Problem to work on: For the entries below, copy exactly the line that contains "Give me the D3.js source for this chart." through the line that contains "plotBottom = 403;", both ends included, and exclude all pictures.
##### Record set #####
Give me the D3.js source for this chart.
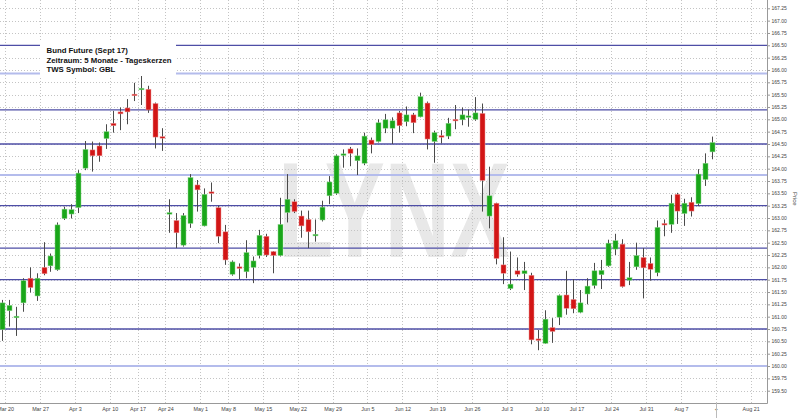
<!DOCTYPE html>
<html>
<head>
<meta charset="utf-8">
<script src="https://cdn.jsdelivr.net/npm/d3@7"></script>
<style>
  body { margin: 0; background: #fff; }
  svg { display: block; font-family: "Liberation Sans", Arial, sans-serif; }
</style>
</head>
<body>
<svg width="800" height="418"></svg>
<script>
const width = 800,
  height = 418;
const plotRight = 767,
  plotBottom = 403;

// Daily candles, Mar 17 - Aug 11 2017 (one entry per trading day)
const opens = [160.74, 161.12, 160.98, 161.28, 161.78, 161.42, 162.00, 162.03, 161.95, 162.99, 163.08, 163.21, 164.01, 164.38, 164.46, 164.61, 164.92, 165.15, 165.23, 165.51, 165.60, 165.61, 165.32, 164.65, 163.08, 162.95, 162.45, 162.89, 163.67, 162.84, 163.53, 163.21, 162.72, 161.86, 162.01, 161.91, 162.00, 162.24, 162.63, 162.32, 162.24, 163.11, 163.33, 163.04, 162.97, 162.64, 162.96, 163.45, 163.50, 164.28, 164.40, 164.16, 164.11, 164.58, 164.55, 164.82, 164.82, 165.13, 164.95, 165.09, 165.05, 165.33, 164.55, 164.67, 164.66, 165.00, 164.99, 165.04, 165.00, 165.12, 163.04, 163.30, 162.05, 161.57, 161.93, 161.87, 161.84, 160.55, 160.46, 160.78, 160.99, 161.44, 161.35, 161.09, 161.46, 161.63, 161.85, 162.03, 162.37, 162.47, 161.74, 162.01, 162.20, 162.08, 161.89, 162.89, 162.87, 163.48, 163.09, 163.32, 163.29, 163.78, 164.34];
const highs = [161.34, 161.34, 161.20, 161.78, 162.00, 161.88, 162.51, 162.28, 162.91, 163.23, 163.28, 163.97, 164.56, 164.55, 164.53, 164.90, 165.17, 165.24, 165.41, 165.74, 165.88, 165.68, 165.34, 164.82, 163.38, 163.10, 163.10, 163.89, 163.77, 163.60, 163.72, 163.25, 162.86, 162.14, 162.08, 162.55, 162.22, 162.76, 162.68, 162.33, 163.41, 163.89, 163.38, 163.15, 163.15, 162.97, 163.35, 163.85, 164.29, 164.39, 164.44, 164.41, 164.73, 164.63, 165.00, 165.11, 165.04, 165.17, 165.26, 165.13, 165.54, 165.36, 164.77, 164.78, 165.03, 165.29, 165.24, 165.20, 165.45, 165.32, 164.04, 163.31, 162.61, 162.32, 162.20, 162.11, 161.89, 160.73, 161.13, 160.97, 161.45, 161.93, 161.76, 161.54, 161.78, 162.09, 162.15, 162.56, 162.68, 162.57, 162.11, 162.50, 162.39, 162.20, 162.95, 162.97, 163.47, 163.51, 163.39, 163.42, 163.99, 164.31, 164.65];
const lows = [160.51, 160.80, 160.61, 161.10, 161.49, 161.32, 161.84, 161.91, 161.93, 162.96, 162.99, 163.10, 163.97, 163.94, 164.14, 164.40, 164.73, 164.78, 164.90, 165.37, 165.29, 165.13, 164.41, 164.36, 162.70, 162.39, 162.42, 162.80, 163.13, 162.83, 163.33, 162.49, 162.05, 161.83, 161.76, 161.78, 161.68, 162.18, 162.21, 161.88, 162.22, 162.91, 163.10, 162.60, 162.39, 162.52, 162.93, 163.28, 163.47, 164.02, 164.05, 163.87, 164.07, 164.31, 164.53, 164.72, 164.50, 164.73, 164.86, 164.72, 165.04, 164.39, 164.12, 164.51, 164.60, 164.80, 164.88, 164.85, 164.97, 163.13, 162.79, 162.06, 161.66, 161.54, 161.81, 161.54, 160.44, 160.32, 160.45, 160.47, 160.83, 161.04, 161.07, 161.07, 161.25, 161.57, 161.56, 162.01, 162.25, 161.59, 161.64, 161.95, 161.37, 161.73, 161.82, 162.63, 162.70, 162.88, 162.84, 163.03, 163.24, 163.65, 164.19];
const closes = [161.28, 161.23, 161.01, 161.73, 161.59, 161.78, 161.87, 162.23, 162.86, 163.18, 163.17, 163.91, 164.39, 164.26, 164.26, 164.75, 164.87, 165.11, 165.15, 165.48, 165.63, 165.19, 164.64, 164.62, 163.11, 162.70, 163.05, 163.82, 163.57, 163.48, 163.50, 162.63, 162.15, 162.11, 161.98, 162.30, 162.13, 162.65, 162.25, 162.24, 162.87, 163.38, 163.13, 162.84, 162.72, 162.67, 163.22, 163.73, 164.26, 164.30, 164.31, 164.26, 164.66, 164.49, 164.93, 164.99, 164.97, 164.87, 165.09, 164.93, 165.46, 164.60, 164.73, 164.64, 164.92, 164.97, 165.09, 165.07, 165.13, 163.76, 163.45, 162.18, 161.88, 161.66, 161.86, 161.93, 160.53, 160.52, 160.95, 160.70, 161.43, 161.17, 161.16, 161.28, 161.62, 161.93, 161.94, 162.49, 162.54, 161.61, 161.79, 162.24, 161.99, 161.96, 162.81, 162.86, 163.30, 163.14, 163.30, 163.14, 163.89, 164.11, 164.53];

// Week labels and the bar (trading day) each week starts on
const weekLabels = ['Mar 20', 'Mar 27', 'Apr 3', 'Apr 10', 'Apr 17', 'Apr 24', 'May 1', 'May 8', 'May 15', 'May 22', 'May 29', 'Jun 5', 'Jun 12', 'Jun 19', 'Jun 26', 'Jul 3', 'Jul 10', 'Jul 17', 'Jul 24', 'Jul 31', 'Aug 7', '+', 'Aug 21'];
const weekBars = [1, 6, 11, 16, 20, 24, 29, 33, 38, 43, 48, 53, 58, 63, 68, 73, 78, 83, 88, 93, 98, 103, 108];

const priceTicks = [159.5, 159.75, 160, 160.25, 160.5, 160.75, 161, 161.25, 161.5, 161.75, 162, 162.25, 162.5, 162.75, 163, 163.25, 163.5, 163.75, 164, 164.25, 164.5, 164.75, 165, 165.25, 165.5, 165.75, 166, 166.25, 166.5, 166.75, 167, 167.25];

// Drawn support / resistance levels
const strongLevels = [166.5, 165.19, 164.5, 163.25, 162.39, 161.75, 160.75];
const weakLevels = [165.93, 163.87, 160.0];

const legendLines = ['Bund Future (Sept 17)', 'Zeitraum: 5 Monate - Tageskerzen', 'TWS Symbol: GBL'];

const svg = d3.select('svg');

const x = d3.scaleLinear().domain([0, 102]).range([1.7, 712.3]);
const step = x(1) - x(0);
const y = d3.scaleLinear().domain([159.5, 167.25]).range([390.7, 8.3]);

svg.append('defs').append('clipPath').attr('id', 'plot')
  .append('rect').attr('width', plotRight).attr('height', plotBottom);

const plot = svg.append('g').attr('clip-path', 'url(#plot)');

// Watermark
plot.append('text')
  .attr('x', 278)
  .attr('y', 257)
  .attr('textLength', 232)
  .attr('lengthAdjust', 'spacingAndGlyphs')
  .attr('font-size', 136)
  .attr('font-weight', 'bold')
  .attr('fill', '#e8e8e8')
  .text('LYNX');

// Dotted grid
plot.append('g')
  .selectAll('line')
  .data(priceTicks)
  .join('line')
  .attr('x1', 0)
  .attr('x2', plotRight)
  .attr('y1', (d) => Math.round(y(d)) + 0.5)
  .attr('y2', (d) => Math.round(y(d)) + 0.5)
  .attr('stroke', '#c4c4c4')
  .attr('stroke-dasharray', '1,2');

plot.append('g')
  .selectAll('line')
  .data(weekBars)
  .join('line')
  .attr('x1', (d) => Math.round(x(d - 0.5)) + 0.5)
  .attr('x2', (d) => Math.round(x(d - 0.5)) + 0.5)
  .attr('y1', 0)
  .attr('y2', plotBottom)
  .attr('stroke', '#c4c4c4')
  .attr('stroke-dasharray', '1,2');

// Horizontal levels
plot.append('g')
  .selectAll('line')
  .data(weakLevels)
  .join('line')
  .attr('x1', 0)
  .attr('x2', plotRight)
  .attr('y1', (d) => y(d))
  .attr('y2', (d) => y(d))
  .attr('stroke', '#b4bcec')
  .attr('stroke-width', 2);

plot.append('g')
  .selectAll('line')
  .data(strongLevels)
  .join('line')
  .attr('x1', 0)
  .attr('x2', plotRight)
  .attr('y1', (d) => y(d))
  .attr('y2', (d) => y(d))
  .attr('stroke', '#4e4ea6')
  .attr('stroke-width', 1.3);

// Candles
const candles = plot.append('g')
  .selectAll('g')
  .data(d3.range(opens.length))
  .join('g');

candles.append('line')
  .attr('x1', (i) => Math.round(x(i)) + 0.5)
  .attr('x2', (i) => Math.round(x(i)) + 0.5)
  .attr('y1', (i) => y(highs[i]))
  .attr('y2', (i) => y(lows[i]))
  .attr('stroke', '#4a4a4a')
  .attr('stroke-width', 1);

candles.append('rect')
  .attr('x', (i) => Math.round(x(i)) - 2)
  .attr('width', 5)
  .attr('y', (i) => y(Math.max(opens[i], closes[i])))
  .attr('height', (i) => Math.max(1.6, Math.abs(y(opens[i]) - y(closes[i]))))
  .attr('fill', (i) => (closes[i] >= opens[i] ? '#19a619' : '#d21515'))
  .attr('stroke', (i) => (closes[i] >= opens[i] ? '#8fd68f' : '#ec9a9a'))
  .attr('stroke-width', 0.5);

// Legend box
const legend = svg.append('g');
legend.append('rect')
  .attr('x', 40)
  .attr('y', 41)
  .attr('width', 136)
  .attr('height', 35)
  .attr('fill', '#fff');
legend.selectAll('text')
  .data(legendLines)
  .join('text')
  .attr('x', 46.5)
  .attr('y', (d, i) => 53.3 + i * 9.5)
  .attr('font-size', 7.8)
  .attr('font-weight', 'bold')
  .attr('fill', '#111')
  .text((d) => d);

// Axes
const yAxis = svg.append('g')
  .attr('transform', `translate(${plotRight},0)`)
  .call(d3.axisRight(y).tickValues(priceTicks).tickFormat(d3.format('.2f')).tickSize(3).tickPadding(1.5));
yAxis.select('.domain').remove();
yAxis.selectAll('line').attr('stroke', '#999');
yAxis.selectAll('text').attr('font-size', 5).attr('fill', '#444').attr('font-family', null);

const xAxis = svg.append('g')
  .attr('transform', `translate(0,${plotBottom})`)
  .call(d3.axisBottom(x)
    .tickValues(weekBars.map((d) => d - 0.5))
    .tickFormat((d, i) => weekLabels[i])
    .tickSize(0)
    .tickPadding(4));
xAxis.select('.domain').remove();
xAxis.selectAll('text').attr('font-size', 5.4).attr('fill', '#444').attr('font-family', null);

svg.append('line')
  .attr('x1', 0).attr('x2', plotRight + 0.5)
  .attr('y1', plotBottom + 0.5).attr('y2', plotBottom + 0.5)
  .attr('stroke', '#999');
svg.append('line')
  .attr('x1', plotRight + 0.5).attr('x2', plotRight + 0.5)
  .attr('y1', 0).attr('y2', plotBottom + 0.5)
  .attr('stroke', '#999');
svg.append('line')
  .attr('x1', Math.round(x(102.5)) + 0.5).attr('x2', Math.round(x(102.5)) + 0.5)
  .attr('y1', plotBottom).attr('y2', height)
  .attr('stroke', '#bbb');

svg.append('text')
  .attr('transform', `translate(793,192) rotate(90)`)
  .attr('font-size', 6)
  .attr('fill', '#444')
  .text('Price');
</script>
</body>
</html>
#####
##### Record set #####
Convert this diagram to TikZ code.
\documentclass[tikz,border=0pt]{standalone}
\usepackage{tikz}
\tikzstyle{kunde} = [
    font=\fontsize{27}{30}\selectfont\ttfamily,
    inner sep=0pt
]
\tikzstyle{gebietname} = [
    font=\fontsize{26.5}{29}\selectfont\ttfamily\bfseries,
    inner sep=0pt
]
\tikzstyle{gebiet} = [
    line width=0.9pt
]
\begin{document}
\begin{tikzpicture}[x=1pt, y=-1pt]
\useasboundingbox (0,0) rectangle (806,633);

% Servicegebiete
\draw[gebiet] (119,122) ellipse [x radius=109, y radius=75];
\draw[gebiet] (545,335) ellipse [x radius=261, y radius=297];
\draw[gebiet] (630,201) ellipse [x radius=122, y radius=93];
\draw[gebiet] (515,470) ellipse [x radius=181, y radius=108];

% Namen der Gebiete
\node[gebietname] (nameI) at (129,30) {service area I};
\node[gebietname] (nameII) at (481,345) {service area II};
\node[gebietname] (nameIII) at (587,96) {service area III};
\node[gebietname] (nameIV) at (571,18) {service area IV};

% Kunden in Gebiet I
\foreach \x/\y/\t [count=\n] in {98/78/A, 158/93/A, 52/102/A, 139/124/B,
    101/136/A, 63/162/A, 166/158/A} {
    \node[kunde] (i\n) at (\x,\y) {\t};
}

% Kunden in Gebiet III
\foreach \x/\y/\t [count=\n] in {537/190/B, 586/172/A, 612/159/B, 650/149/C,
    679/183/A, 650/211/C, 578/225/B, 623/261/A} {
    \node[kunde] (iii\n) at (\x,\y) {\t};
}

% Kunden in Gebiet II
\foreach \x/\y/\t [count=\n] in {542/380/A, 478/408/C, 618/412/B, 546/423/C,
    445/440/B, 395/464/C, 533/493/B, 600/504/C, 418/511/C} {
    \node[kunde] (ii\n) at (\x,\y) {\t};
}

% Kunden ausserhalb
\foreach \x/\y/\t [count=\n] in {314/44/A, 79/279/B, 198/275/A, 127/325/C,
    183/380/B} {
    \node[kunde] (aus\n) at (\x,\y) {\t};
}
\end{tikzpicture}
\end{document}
#####
##### Record set #####
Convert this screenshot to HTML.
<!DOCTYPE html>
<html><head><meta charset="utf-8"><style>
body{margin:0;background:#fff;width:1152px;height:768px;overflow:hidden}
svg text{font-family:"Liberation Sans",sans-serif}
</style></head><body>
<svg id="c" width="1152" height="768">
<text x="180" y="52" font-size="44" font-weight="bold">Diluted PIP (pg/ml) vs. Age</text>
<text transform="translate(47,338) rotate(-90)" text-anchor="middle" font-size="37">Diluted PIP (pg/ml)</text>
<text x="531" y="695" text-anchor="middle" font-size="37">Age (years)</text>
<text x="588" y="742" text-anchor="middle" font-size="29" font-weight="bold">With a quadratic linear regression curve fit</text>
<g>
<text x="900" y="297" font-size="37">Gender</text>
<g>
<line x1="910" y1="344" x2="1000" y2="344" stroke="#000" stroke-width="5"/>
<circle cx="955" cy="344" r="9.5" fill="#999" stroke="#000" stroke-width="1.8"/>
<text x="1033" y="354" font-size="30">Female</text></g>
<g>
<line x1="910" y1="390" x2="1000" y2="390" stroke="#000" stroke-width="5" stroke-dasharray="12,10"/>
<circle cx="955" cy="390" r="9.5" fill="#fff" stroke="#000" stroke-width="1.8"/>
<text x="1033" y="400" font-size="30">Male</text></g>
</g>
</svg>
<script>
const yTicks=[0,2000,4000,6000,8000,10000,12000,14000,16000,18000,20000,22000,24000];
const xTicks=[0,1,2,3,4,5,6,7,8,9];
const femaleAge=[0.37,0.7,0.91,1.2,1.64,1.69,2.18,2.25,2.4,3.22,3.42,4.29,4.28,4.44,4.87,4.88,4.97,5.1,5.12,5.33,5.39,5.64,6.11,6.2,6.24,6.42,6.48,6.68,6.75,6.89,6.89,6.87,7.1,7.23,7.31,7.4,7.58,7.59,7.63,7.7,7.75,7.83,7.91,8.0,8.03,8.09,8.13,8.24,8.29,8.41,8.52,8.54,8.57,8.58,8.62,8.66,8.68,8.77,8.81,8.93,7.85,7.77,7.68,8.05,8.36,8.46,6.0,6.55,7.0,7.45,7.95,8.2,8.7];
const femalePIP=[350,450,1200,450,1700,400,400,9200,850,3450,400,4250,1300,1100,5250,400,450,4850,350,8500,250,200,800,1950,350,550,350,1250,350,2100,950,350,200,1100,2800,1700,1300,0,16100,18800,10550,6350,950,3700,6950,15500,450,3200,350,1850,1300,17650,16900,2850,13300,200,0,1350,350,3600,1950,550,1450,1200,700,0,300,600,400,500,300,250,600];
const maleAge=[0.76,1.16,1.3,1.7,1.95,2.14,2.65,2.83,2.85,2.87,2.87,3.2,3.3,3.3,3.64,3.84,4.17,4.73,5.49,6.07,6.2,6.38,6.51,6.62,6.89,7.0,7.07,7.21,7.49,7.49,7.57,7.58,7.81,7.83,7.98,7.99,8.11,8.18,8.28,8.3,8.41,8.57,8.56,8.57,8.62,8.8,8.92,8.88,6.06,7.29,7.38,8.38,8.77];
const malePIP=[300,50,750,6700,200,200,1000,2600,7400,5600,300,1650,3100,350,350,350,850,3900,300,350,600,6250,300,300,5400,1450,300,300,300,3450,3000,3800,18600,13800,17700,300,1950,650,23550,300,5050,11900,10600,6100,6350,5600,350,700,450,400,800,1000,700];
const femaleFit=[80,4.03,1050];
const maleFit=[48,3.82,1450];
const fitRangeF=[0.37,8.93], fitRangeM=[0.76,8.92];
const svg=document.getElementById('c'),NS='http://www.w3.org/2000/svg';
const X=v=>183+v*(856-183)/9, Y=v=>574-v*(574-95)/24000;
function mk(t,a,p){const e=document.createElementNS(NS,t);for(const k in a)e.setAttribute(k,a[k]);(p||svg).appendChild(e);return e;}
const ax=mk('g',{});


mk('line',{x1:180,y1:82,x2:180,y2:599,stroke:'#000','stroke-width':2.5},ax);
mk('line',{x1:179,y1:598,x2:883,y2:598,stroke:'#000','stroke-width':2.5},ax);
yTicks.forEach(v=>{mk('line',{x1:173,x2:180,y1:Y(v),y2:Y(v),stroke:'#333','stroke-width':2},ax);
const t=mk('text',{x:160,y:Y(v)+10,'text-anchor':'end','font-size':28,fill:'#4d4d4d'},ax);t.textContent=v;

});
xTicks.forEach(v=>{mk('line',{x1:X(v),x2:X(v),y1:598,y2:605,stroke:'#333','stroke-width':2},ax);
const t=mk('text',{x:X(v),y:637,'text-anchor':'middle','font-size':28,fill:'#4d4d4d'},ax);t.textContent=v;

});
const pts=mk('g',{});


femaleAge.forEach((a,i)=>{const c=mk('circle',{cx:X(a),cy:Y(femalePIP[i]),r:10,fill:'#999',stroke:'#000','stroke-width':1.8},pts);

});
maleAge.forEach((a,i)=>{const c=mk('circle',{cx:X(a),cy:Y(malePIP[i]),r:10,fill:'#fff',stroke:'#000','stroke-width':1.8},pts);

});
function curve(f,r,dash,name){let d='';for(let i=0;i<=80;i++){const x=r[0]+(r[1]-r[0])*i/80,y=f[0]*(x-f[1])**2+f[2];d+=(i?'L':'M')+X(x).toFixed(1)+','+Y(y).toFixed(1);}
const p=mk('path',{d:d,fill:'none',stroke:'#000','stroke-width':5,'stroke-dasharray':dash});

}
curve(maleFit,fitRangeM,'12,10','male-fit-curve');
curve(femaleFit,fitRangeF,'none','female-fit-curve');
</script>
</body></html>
#####
Answer to this problem:
Give me the D3.js source for this chart.
<!DOCTYPE html>
<html>
<head>
<meta charset="utf-8">
<script src="https://cdn.jsdelivr.net/npm/d3@7"></script>
<style>
  body { margin: 0; background: #fff; }
  svg { display: block; font-family: "Liberation Sans", Arial, sans-serif; }
</style>
</head>
<body>
<svg width="800" height="418"></svg>
<script>
const width = 800,
  height = 418;
const plotRight = 767,
  plotBottom = 403;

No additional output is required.